The parents were absolutely devoted to their children.
Dad worked two jobs, and mom also worked.
Their afternoons were a busy shuffle of running kids to extracurricular activities. They didn’t have any retirement savings outside their employer-based retirement because all of their cash went to the children to pay for sports and sports equipment as well as tutoring and music lessons.
They had one single minded goal–get each of their children into college on a scholarship. To reach this goal, they were willing to sacrifice years and years of their own time and money.
The practical side in me couldn’t help but wonder, wouldn’t these parents do themselves and their children a favor if instead they would have just put all of that money they were using for all of their children’s extracurricular activities into an investment account? Wouldn’t that investment account eventually yield enough money to be able to pay part of their children’s college education?
Wasn’t that a better plan than grooming the children for years, at the expense of family money and time, in the hopes of getting a scholarship?
In all fairness, their oldest child was away at college, and she did indeed get a sports scholarship. Still, will the younger three be able to do the same?
How Much Do You Invest In Your Children’s Activities?
Parents decide each year how many activities to involve their children in and how much to pay. I have a family friend whose daughter played on a traveling soccer team. The family had to give up every single weekend for the soccer games, and they paid thousands and thousands of dollars for the experience. (The daughter was on the team for several years.) Now, she’s 19, posting pictures of herself at parties on Facebook and attending the local community college. From an outsider’s perspective, the time and money investment does not look worthwhile, but the family would likely say differently.

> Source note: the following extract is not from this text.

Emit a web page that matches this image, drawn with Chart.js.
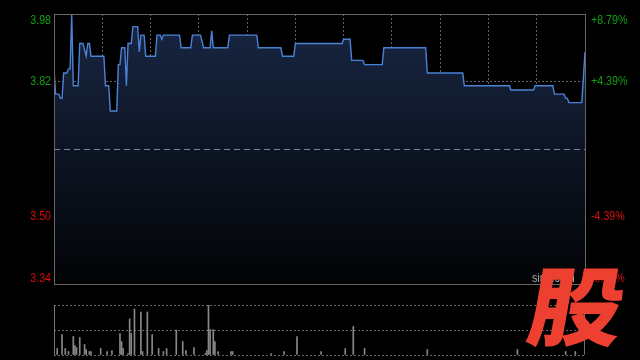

My husband and I take a much more modest approach. Our kids are 9, 5 and 3, and we have the 9 year old involved in one free activity (choir) and two paid activities–soccer and music classes. Honestly, our son, the 9 year old, needs his down time. If he’s too overscheduled, he becomes grouchy. I can’t imagine how the kids (or the parents) in the NPR piece handle the constant flow of activities.
Of course, I myself was never heavily involved in extracurricular activities, so maybe that is why I like to leave ample downtime in our schedule. Plus, good or bad, I’m not the kind of parent who will devote my whole life to my kids. I love them, but I’m not willing to give up ALL of my money and time like the family in the NPR piece.
How Realistic Is This Plan?
The NPR program mentioned that this family is just one of millions of American families who are overscheduling their kids and spending huge amounts of money hoping to land their children a scholarship.
Let’s be honest. For most of these kids, this plan is not going to work. There are only a limited number of scholarships, and as more and more kids try to compete for them, fewer will actually get them.
The plan to dump all of your resources into your children in hopes of getting a scholarship is not practical. Yet each year, millions of parents do it.
What is your take? How much time and money should parents spend on their kids in hopes of securing a scholarship?